It’s not a blog without a list post, after all. Anyway, I really do have five things to mention!
1. You can actually be really upset on moving to new country, and wonder if you made a mistake
You know, when I first found out that I was actually going to be coming to Bangkok, I was jumping up and down with joy. New adventures, lots of challenges… it was going to be great. I live for this kind of thing.
Cut to me crying as I put my luggage in my car that morning. Cut to me crying as I said bye to my boyfriend and my brother at the airport. Cut to me crying all the way through security. And so on and so on. Seriously though, the actual leaving of your home country is HARD. Cut to my drained self looking out at the scenery as the driver who met me at the airport took me to Cooper’s house and wondering, “Wait, why did I think this was a great idea again?” Which is SO strange, because what do I really have to be sad about? I’m sitting in this nice unconditioned car sent by my orchestra that I do not have to drive and having an existential crisis. (“What does it all meaaaaaaaaan?”) All of the first world problems. It’s embarrassing even to talk about all of this. Why am I blogging about this? Anyway, this wore off after about a week. Just be warned though, this could happen to you, especially if you’re leaving behind people you care about.

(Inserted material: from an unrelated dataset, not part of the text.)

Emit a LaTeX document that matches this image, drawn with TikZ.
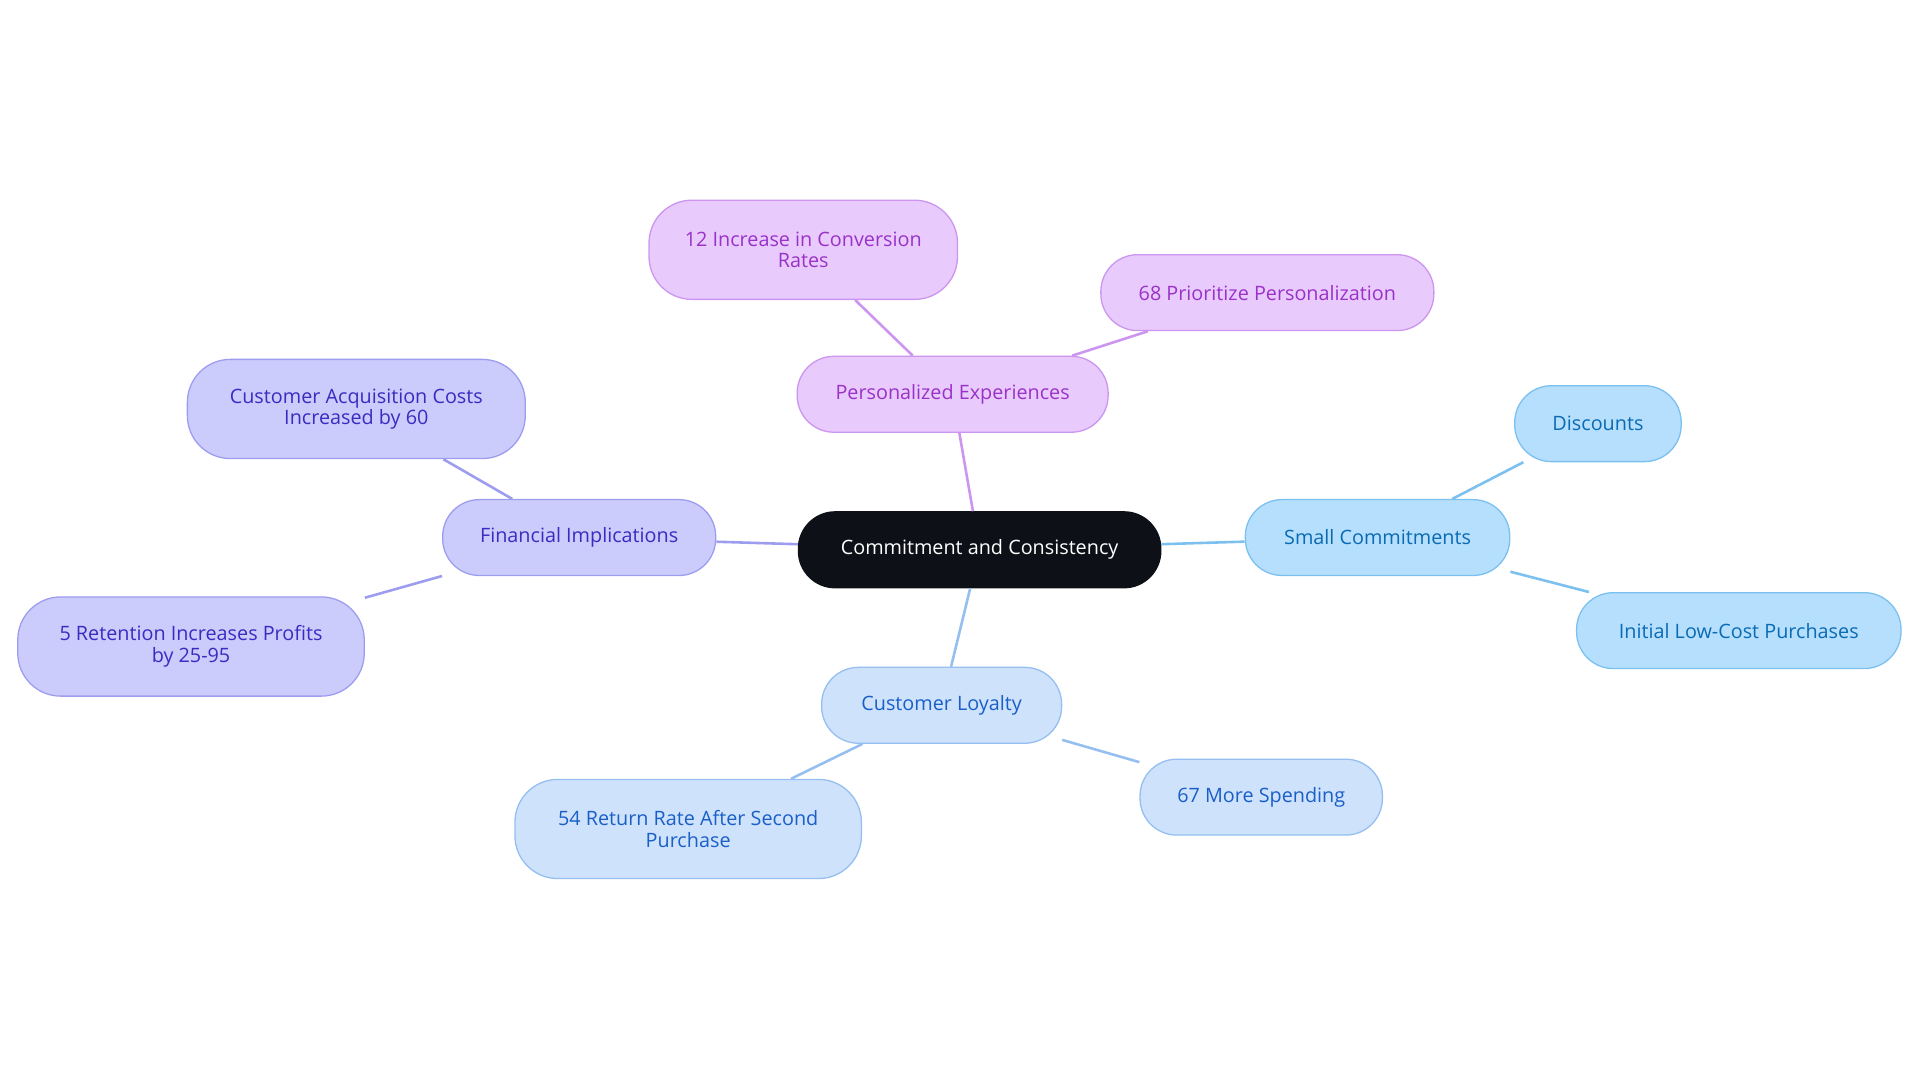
\documentclass[tikz,border=0pt]{standalone}
\usepackage{fontspec}
\setmainfont{Open Sans}
\definecolor{skyfill}{HTML}{B5DFFC}\definecolor{skyline}{HTML}{7CC0EF}\definecolor{skytext}{HTML}{0A6BB5}
\definecolor{bluefill}{HTML}{CFE2FB}\definecolor{blueline}{HTML}{94BFF0}\definecolor{bluetext}{HTML}{1A5FC8}
\definecolor{indfill}{HTML}{CBCBFC}\definecolor{indline}{HTML}{9D9DF0}\definecolor{indtext}{HTML}{3A2CC0}
\definecolor{purfill}{HTML}{E8CAFC}\definecolor{purline}{HTML}{CC95EF}\definecolor{purtext}{HTML}{9A32C8}
\definecolor{rootfill}{HTML}{0D1117}
\begin{document}
\begin{tikzpicture}[x=0.02cm,y=-0.02cm]
    % styles of the boxes
    \tikzset{
        box/.style={rounded corners=0.6cm, minimum height=1.24cm, align=center,
            font=\fontsize{9.2pt}{10pt}\selectfont, line width=0.6pt},
        sky/.style={box, fill=skyfill, draw=skyline, text=skytext},
        blu/.style={box, fill=bluefill, draw=blueline, text=bluetext},
        ind/.style={box, fill=indfill, draw=indline, text=indtext},
        pur/.style={box, fill=purfill, draw=purline, text=purtext},
        tall/.style={minimum height=1.62cm, rounded corners=0.7cm}
    }
    \useasboundingbox (0,0) rectangle (1568,884);

    % nodes
    \node[box, fill=rootfill, text=white, draw=rootfill, minimum width=5.92cm] (root) at (800,449) {Commitment and Consistency};
    \node[sky, minimum width=4.32cm] (small) at (1125,439) {Small Commitments};
    \node[sky, minimum width=2.72cm] (disc) at (1305,346) {Discounts};
    \node[sky, minimum width=5.30cm] (init) at (1420,515) {Initial Low-Cost Purchases};
    \node[blu, minimum width=3.92cm] (loyal) at (769,576) {Customer Loyalty};
    \node[blu, minimum width=3.96cm] (spend) at (1030,651) {67 More Spending};
    \node[blu, tall, minimum width=5.66cm] (ret) at (562,677) {54 Return Rate After Second\\Purchase};
    \node[ind, minimum width=4.46cm] (fin) at (473,439) {Financial Implications};
    \node[ind, tall, minimum width=5.52cm] (acq) at (291,334) {Customer Acquisition Costs\\Increased by 60};
    \node[ind, tall, minimum width=5.66cm] (five) at (156,528) {5 Retention Increases Profits\\by 25-95};
    \node[pur, minimum width=5.08cm] (pers) at (778,322) {Personalized Experiences};
    \node[pur, tall, minimum width=5.04cm] (conv) at (656,204) {12 Increase in Conversion\\Rates};
    \node[pur, minimum width=5.44cm] (prio) at (1035,239) {68 Prioritize Personalization};

    % connectors
    \begin{scope}[on background layer/.style={}, line width=1.2pt]
    \draw[skyline] (root) -- (small);
    \draw[skyline] (small) -- (disc);
    \draw[skyline] (small) -- (init);
    \draw[blueline] (root) -- (loyal);
    \draw[blueline] (loyal) -- (spend);
    \draw[blueline] (loyal) -- (ret);
    \draw[indline] (root) -- (fin);
    \draw[indline] (fin) -- (acq);
    \draw[indline] (fin) -- (five);
    \draw[purline] (root) -- (pers);
    \draw[purline] (pers) -- (conv);
    \draw[purline] (pers) -- (prio);
    \end{scope}
\end{tikzpicture}
\end{document}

2. You cling on like a five year-old to anyone who can help you
I arrived in Bangkok thinking that it wasn’t gonna be THAT rough of a transition. And then a week passed and I still barely could figure out how to get back to Cooper’s place from school. And that’s just the tip of the iceberg. I relied on Cooper and Namju for the first few weeks for apartment hunting, getting photocopies, grocery shopping, human contact, getting change for my 1000 baht bills, transportation… It’s astounding how many minute little tasks you have to relearn how to do. Also, when you make your first new friend from said country, you ask them about everythingggggg.

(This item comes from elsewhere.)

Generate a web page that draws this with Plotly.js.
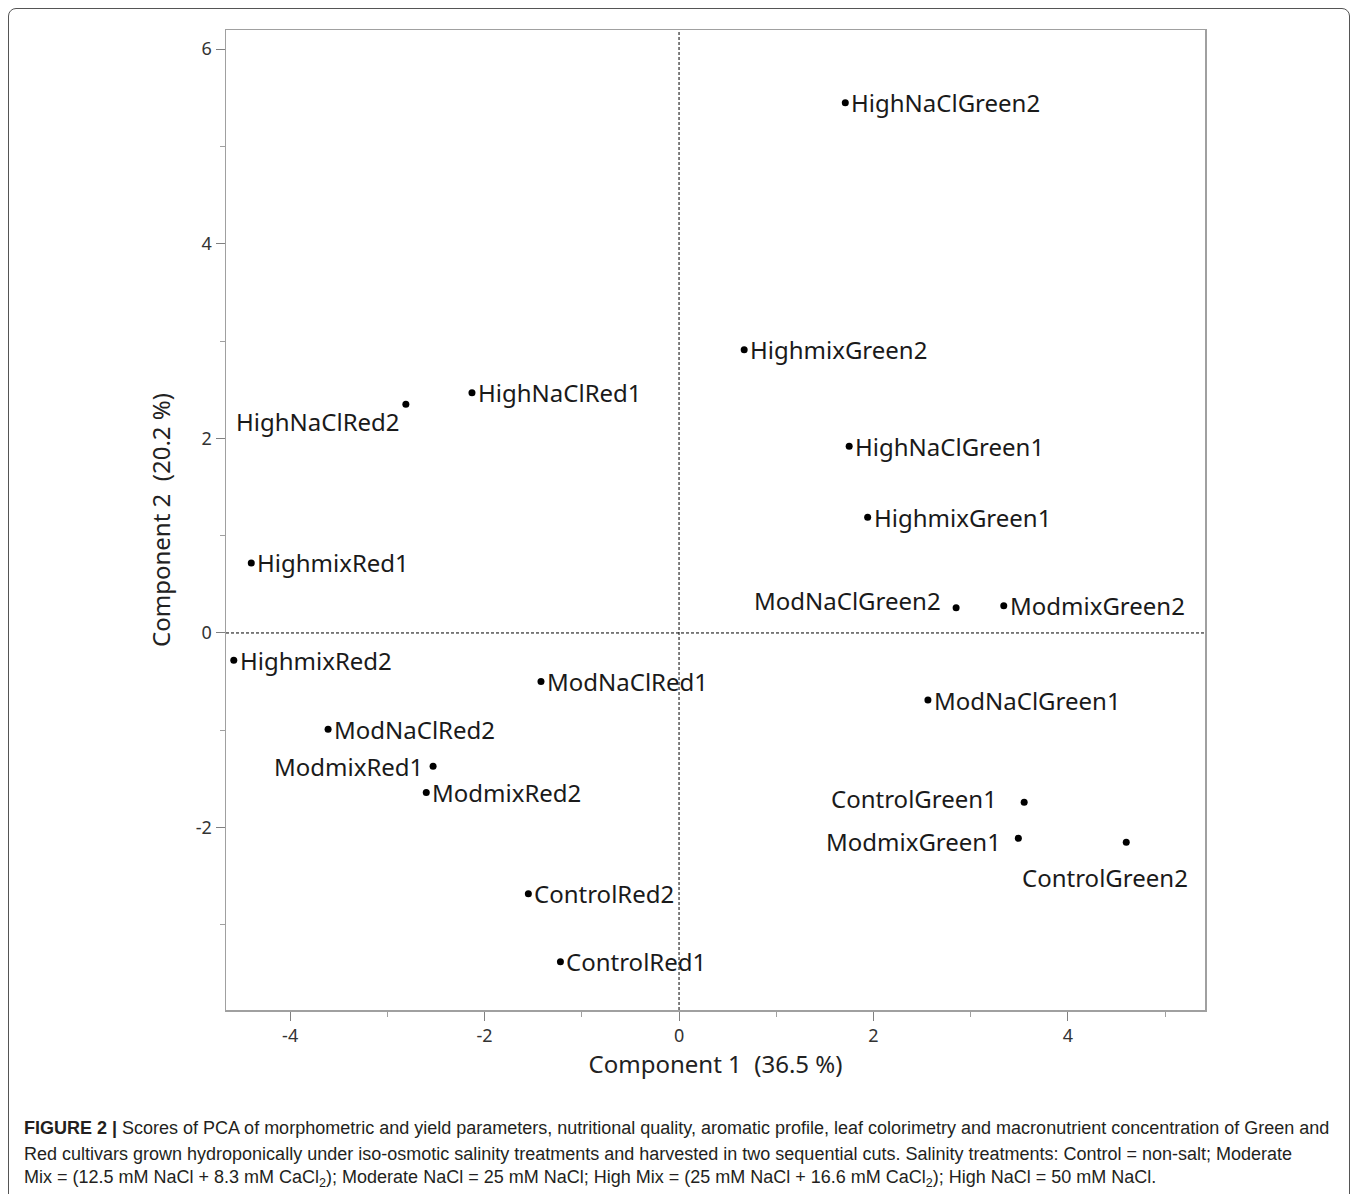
<!DOCTYPE html>
<html>
<head>
<meta charset="utf-8">
<script src="https://cdn.plot.ly/plotly-3.0.1.min.js"></script>
<style>
  html, body { margin: 0; padding: 0; background: #fff; }
  #wrap { position: relative; width: 1357px; height: 1194px; overflow: hidden; }
  #chart { position: absolute; left: 0; top: 0; width: 1357px; height: 1194px; }
  #frame { position: absolute; left: 8px; top: 8px; width: 1340px; height: 1210px;
           border: 1px solid #555; border-radius: 8px; pointer-events: none; }
</style>
</head>
<body>
<div id="wrap">
  <div id="chart"></div>
  <div id="frame"></div>
</div>
<script>
// ---- data ----
const names = ["HighNaClGreen2","HighmixGreen2","HighNaClRed1","HighNaClRed2","HighNaClGreen1",
  "HighmixGreen1","HighmixRed1","ModNaClGreen2","ModmixGreen2","HighmixRed2","ModNaClRed1",
  "ModNaClGreen1","ModNaClRed2","ModmixRed1","ModmixRed2","ControlGreen1","ModmixGreen1",
  "ControlGreen2","ControlRed2","ControlRed1"];
const comp1 = [1.71, 0.67, -2.13, -2.81, 1.75, 1.94, -4.40, 2.85, 3.34, -4.58, -1.42,
  2.56, -3.61, -2.53, -2.60, 3.55, 3.49, 4.60, -1.55, -1.22];
const comp2 = [5.45, 2.91, 2.47, 2.35, 1.92, 1.19, 0.72, 0.26, 0.28, -0.28, -0.50,
  -0.69, -0.99, -1.37, -1.64, -1.74, -2.11, -2.15, -2.68, -3.38];
const xTickVals = [-4, -2, 0, 2, 4];
const xTickText = ["-4", "-2", "0", "2", "4"];
const yTickVals = [-2, 0, 2, 4, 6];
const yTickText = ["-2", "0", "2", "4", "6"];

// ---- label placement (style) ----
// [xanchor, xshift, yshift]
const place = {
  "HighNaClRed2": ["right", -4, -17],
  "ModNaClGreen2": ["right", -13, 7],
  "ModmixRed1": ["right", -8, 0],
  "ControlGreen1": ["right", -25, 4],
  "ModmixGreen1": ["right", -15, -3],
  "ControlGreen2": ["right", 64, -35]
};

const labelFont = {family: "Noto Sans, Open Sans, sans-serif", size: 24, color: "#1a1a1a"};
const annotations = names.map((n, i) => {
  const p = place[n] || ["left", 4, 0];
  return {x: comp1[i], y: comp2[i], xref: "x", yref: "y", text: n, showarrow: false,
    xanchor: p[0], yanchor: "middle", xshift: p[1], yshift: p[2], font: labelFont};
});

// caption as paper annotations
const captionFont = {family: "Liberation Sans, Arial, sans-serif", size: 18, color: "#231f20"};
const captionLines = [
  "<b>FIGURE 2 |</b> Scores of PCA of morphometric and yield parameters, nutritional quality, aromatic profile, leaf colorimetry and macronutrient concentration of Green and",
  "Red cultivars grown hydroponically under iso-osmotic salinity treatments and harvested in two sequential cuts. Salinity treatments: Control = non-salt; Moderate",
  "Mix = (12.5 mM NaCl + 8.3 mM CaCl<sub>2</sub>); Moderate NaCl = 25 mM NaCl; High Mix = (25 mM NaCl + 16.6 mM CaCl<sub>2</sub>); High NaCl = 50 mM NaCl."
];
const ml = 226, mr = 152, mt = 30, mb = 184;
const plotW = 1357 - ml - mr, plotH = 1194 - mt - mb;
const capY = [1128, 1154, 1178];
captionLines.forEach((t, k) => {
  annotations.push({xref: "paper", yref: "paper", x: (22 - ml) / plotW, y: 1 - (capY[k] - mt) / plotH,
    xanchor: "left", yanchor: "middle", text: t, showarrow: false, font: captionFont, align: "left"});
});

const trace = {
  x: comp1, y: comp2, mode: "markers", type: "scatter",
  marker: {color: "#000", size: 7}, hoverinfo: "text", text: names
};

const axisCommon = {
  showgrid: false, zeroline: false, showline: true, mirror: true,
  linecolor: "#a0a0a0", linewidth: 1.5, ticks: "outside", ticklen: 9, tickwidth: 1,
  tickcolor: "#808080",
  tickfont: {family: "Noto Sans, Open Sans, sans-serif", size: 18, color: "#333"},
  minor: {ticks: "outside", ticklen: 5, dtick: 1, tickcolor: "#a0a0a0", tickwidth: 1}
};

const layout = {
  width: 1357, height: 1194,
  margin: {l: ml, r: mr, t: mt, b: mb},
  paper_bgcolor: "#fff", plot_bgcolor: "#fff",
  showlegend: false,
  xaxis: Object.assign({}, axisCommon, {
    range: [-4.66, 5.41], tickmode: "array", tickvals: xTickVals, ticktext: xTickText,
    title: {text: "Component 1  (36.5 %)", font: {family: "Noto Sans, Open Sans, sans-serif", size: 24, color: "#222"}, standoff: 10}
  }),
  yaxis: Object.assign({}, axisCommon, {
    range: [-3.875, 6.197], tickmode: "array", tickvals: yTickVals, ticktext: yTickText,
    title: {text: "Component 2  (20.2 %)", font: {family: "Noto Sans, Open Sans, sans-serif", size: 24, color: "#222"}, standoff: 18}
  }),
  shapes: [
    {type: "line", xref: "x", yref: "paper", x0: 0, x1: 0, y0: 0, y1: 1, line: {color: "#000", width: 1, dash: "3px,2px"}},
    {type: "line", xref: "paper", yref: "y", x0: 0, x1: 1, y0: 0, y1: 0, line: {color: "#000", width: 1, dash: "3px,2px"}}
  ],
  annotations: annotations
};

Plotly.newPlot("chart", [trace], layout, {displayModeBar: false, staticPlot: true});
</script>
</body>
</html>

This gives me a lot of perspective on my experience as the host sister of a foreign exchange student back in high school. She had to ask me about things like how to open her locker (numerous times), about where to go to do this or that, about what our biology teacher was talking about… At the time I frequently found myself annoyed–sorry Sam!–but at least I was there with her and I would give a lot to have a host sister here who could, for instance, show me where the awesome street food is at. (Oh Ma Lin, how I miss you…)

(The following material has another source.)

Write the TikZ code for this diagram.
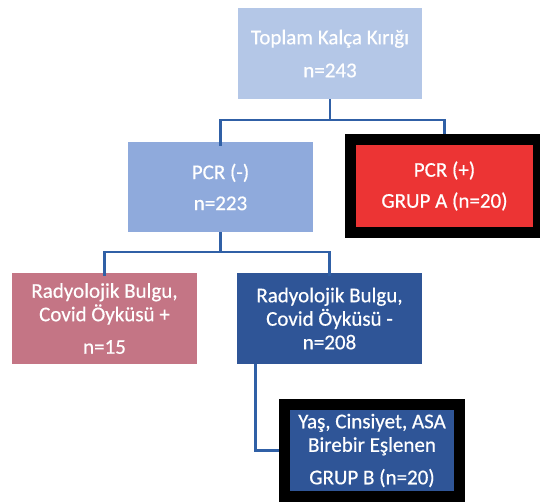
\documentclass[tikz,border=0pt]{standalone}
\usepackage{fontspec}
\setmainfont{Carlito}
\newfontfamily\boxfont{Carlito}[FakeBold=0.5]
\definecolor{lightblue}{HTML}{B4C7E7}
\definecolor{midblue}{HTML}{8FAADC}
\definecolor{pinkbox}{HTML}{C47585}
\definecolor{darkblue}{HTML}{2F5597}
\definecolor{redbox}{HTML}{EC3434}
\definecolor{linkblue}{HTML}{3060A6}
\begin{document}
\begin{tikzpicture}[x=1pt,y=-1pt,
  box/.style={rectangle, inner sep=0pt, align=center, text=white,
    font=\boxfont\fontsize{21}{23.5}\selectfont},
  framed/.style={box, draw=black, line width=11pt},
  conn/.style={draw=linkblue, line width=2.8pt}]
\useasboundingbox (0,0) rectangle (540,501);
\node[box, fill=lightblue, minimum width=184pt, minimum height=91pt] (top) at (330,53.5)
  {Toplam Kalça Kırığı\\[9.5pt]n=243};
\node[box, fill=midblue, minimum width=185pt, minimum height=90pt] (neg) at (220.5,187)
  {PCR (-)\\[7.5pt]n=223};
\node[framed, fill=redbox, minimum width=188pt, minimum height=93pt] (pos) at (444.5,186)
  {PCR (+)\\[7.5pt]GRUP A (n=20)};
\node[box, fill=pinkbox, minimum width=185pt, minimum height=91pt] (pink) at (104.5,318.5)
  {Radyolojik Bulgu,\\Covid Öyküsü +\\[9pt]n=15};
\node[box, fill=darkblue, minimum width=185pt, minimum height=91pt] (dark) at (329.5,318.5)
  {Radyolojik Bulgu,\\Covid Öyküsü -\\n=208};
\node[framed, fill=darkblue, minimum width=175pt, minimum height=92pt] (grb) at (372,450.5)
  {Yaş, Cinsiyet, ASA\\Birebir Eşlenen\\[9pt]GRUP B (n=20)};
\coordinate (j1) at (330,120);
\coordinate (j2) at (220.5,252);
\coordinate (d0) at ([xshift=19pt]dark.south west);
\draw[conn] (top.south) -- (j1) -| ([yshift=-4pt]neg.north);
\draw[conn] (j1) -| (pos.north);
\draw[conn] (neg.south) -- (j2) -| ([yshift=-3pt]pink.north);
\draw[conn] (j2) -| ([yshift=-3pt]dark.north);
\draw[conn] (d0) |- (grb.west);
\end{tikzpicture}
\end{document}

3. Feeding yourself may be difficult
Speaking of street food, just food in general is difficult, especially as a vegetarian/occasional pescetarian. Although an entirely different food climate can be really fun, when it comes down to the day-to-day nourishment of your body, it can exhausting to navigate all of this food when you haven’t spent years fine-tuning what you like and what you don’t like as you have in your home country. The other day, I went to the doctor for some tests for my work permit, and they weighed me and I was 5 pounds under what I used to weigh when I was FOURTEEN. Then I ate three meals that afternoon and was okay. I just forget about feeding myself sometimes. But if you ever move to another country, you may encounter similar issues.
4. You will have an emotional breakdown.
Mine happened at about week three. I was playing first oboe and thus was in the hot seat, where I was having some adjustment issues. I was thinking way too much about my life, what it is I should be doing with my future, and how I’m supposed to make a meaningful life in the face of my inevitable, irreversible death. And it was my first week living in my new apartment where I was living by myself again. I was not having a good time. I’ll just not talk about me crying anymore and end this section by saying that everything was resolved and all was well. Just a crappy day compounded by the whole living-in-another-country thing.
5. You will accept any social interaction you can get
If you asked me what my social life is like, I’d tell you this: I talk to my boyfriend a lot, I play video games with Cooper, I ask my Thai friend questions on Kik, there are a few people I regularly chat with during breaks at orchestra (my kindle buddy, the principal bassoonist, a scattering of the other expats and the Thai people who are willing to associate with us). Oh, and I talk to the taxi drivers. I tell them left and right and straight and stop. That’s a very important part of my day.